O. R : Vous insistez beaucoup sur les accords internationaux.
D. J : Oui et pas seulement dans les écoles accréditées Equis ou AACSB [les deux grandes accréditations internationales des business schools]. Nous considérons que les échanges internationaux doivent aller bien au-delà du simple enseignement pour appréhender la culture des autres et rapprocher les peuples. Il faut casser certains modèles pour en construite d’autres qui respecteront les cultures et les valeurs des différentes sociétés. Par exemple, nous avons reçu, durant plus d’une décennie des étudiants colombiens en échanges alors qu’aucun étudiant français ne voulait aller en Colombie pour cause d’insécurité.
Cette année, nous ouvrons une filiale au Sénégal, à Dakar, qui va devenir un véritable hub pour toute l’Afrique noire et où nous appliquerons les mêmes principes qu’en France : 30 à 35% des élèves ne payeront aucun droit de scolarité et nous voulons que nos salariés là-bas bénéficient des mêmes conditions sociales qu’en France.
O. R : Entre autres pour favoriser l’imprégnation internationale de vos étudiants, votre cursus dure forcément 4 ans. Ce qui est unique !
D. J : Notre cursus comprend une année obligatoire à l’étranger dans une université partenaire et une autre en entreprise. En tout quatre ans justifiés par notre pédagogie de l’action, mais il faut préciser que nos élèves ne payent que trois années de droits de scolarité.
O. R : Une question plus politique. Aux actuels pôles de recherche et d’enseignement supérieur (PRES) vont succéder cette année les ComUE (communautés d’universités et d’établissements). Comment se déroule la transition ?
D. J : Nous sommes l’un des membres fondateurs du PRES de Montpellier et travaillons aujourd’hui avec toutes les universités qui vont constituer demain une ComUE de 65000 à 70 000 étudiants dont 2500 issus de Sup de Co Montpellier. Si cela se passe aussi bien c’est que notre partenariat avec les universités de Montpellier 1, 2 et 3 ne date pas d’hier : il y a quinze ans que nous proposons à nos étudiants de passer des doubles diplômes Master à l’université – 27 en tout aujourd’hui – comme aux étudiants de l’université de venir suivre certaines de nos spécialisations professionnelles. Dans les deux cas sans aucun coût supplémentaire. Aujourd’hui tous nos étudiants de 1ère année du master grande école peuvent également obtenir la licence en management des sciences et technologies de l’IAE Montpellier.

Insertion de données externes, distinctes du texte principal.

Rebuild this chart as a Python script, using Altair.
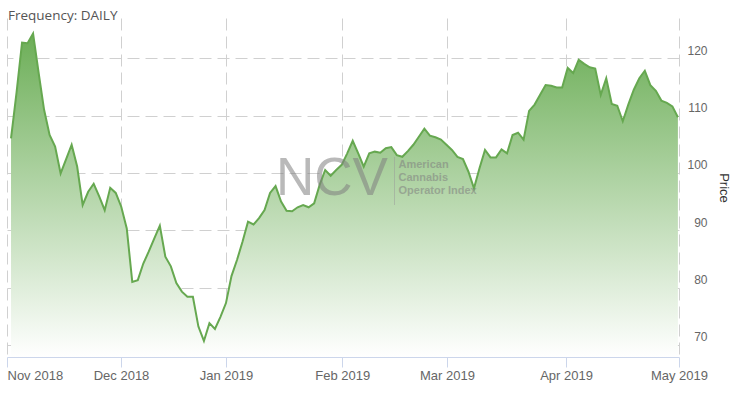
import json
import altair as alt
import pandas as pd

# ---- data (one value per trading day, Nov 2018 -> May 2019)
prices = [
    106.0, 114.0, 122.7, 122.6, 124.3, 117.5, 111.0, 106.6, 104.6, 99.9,
    102.4, 104.9, 101.1, 94.4, 96.7, 98.1, 95.9, 93.5, 97.4, 96.5,
    94.1, 90.3, 81.0, 81.3, 84.2, 86.3, 88.6, 90.8, 85.4, 83.7,
    80.8, 79.3, 78.4, 78.4, 73.2, 70.7, 73.8, 72.8, 74.9, 77.3,
    82.0, 84.8, 88.0, 91.5, 91.0, 92.1, 93.5, 96.5, 97.7, 95.0,
    93.4, 93.3, 94.0, 94.4, 94.0, 94.7, 97.9, 100.5, 99.5, 100.5,
    101.4, 103.4, 105.6, 103.4, 101.1, 103.4, 103.7, 103.5, 104.3, 104.5,
    103.1, 102.8, 103.8, 104.9, 106.3, 107.7, 106.5, 106.2, 105.8, 104.9,
    104.0, 102.8, 102.4, 100.2, 97.3, 100.8, 104.0, 102.7, 102.7, 104.1,
    103.4, 106.6, 107.0, 105.8, 110.8, 111.9, 113.6, 115.3, 115.2, 114.9,
    114.9, 118.3, 117.4, 119.7, 119.0, 118.4, 118.2, 113.6, 116.5, 112.0,
    111.7, 109.0, 111.9, 114.5, 116.5, 117.8, 115.3, 114.3, 112.6, 112.2,
    111.6, 109.7,
]
tick_pos = [-0.73, 19.96, 39.0, 60.1, 79.1, 100.7, 121.2]
tick_labels = ["Nov 2018", "Dec 2018", "Jan 2019", "Feb 2019", "Mar 2019", "Apr 2019", "May 2019"]
y_ticks = [70, 80, 90, 100, 110, 120]
y_domain = [67.9, 127.0]

df = pd.DataFrame({"t": list(range(len(prices))), "price": prices,
                   "base": [y_domain[0]] * len(prices)})

W, H = 672, 339
GRID = "#d0d0d0"
AXIS_LINE = "#ccd6eb"

label_expr = f"{json.dumps(tick_labels)}[indexof({json.dumps(tick_pos)}, datum.value)]"

x_enc = alt.X(
    "t:Q",
    scale=alt.Scale(domain=[tick_pos[0], tick_pos[-1]], nice=False, zero=False),
    axis=alt.Axis(
        values=tick_pos, labelExpr=label_expr, title=None,
        grid=True, gridDash=[12, 6], gridColor=GRID, gridWidth=1,
        domainColor=AXIS_LINE, tickColor=AXIS_LINE, tickSize=10,
        labelPadding=2, labelFontSize=13, labelColor="#666666",
        labelFont="Liberation Sans", labelFlush=False, labelOverlap=False,
        labelBound=False,
        labelAlign={"condition": {"test": "datum.value < 0", "value": "left"}, "value": "center"},
    ),
)
y_enc = alt.Y(
    "price:Q",
    scale=alt.Scale(domain=y_domain, nice=False, zero=False),
    axis=alt.Axis(
        orient="right", values=y_ticks, title="Price",
        grid=True, gridDash=[12, 6], gridColor=GRID, gridWidth=1,
        domain=False, ticks=False, tickSize=0,
        labelAlign="right", labelPadding=28, labelOffset=-8,
        labelFontSize=12, labelColor="#666666", labelFont="Liberation Sans",
        titleAngle=90, titleX=44, titleY=H / 2, titleAlign="center",
        titleBaseline="middle", titleFontSize=13, titleFontWeight="normal",
        titleColor="#333333", titleFont="Liberation Sans",
    ),
)

gradient = alt.Gradient(
    gradient="linear",
    stops=[alt.GradientStop(color="#6cae57", offset=0),
           alt.GradientStop(color="#ffffff", offset=1)],
    x1=0, x2=0, y1=0, y2=1,
)

base = alt.Chart(df)
area = base.mark_area(color=gradient).encode(x=x_enc, y=y_enc, y2="base:Q")
line = base.mark_line(color="#66a850", strokeWidth=2).encode(x=x_enc, y=y_enc)

one = pd.DataFrame({"a": [0]})
title_txt = alt.Chart(one).mark_text(
    text="Frequency: DAILY", align="left", baseline="alphabetic",
    font="Open Sans", fontSize=13.5, color="#555555",
).encode(x=alt.value(1), y=alt.value(1.5))

wm_big = alt.Chart(one).mark_text(
    text="NCV", align="center", baseline="alphabetic",
    font="Liberation Sans", fontSize=53, color="#808080", opacity=0.55,
).encode(x=alt.value(325), y=alt.value(177))

wm_sep = alt.Chart(one).mark_rule(color="#9a9a9a", opacity=0.5, strokeWidth=1).encode(
    x=alt.value(387.5), y=alt.value(139), y2=alt.value(187)
)

wm_lines = ["American", "Cannabis", "Operator Index"]
wm_small = [
    alt.Chart(one).mark_text(
        text=t, align="left", baseline="alphabetic", font="Liberation Sans",
        fontSize=11, fontWeight="bold", color="#808080", opacity=0.55,
    ).encode(x=alt.value(391.5), y=alt.value(149.5 + 13.3 * i))
    for i, t in enumerate(wm_lines)
]

chart = alt.layer(area, line, wm_big, wm_sep, *wm_small, title_txt).properties(
    width=W, height=H,
    padding={"left": 7, "top": 18, "right": 59, "bottom": 39},
    autosize=alt.AutoSizeParams(type="none"),
).configure_view(strokeWidth=0)

chart.save("out.html", embed_options={"renderer": "svg", "actions": False})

Nous sommes également parmi les membres fondateurs d’une équipe unique en France, « Montpellier recherche en management » (MRM), qui réunit les enseignants-chercheurs et les doctorants de la région en gestion, qu’ils soient issus des universités ou de notre école. Une équipe qui a été évaluée « A » par l’Agence d’évaluation de la recherche et de l’enseignement supérieur [Aeres, organisme d’évaluation français qui note les organismes de C à A+]. Nous sommes très respectueux des universités qui ont un modèle économique différent du nôtre et avec lesquelles nous avons naturellement des relations de complémentarité.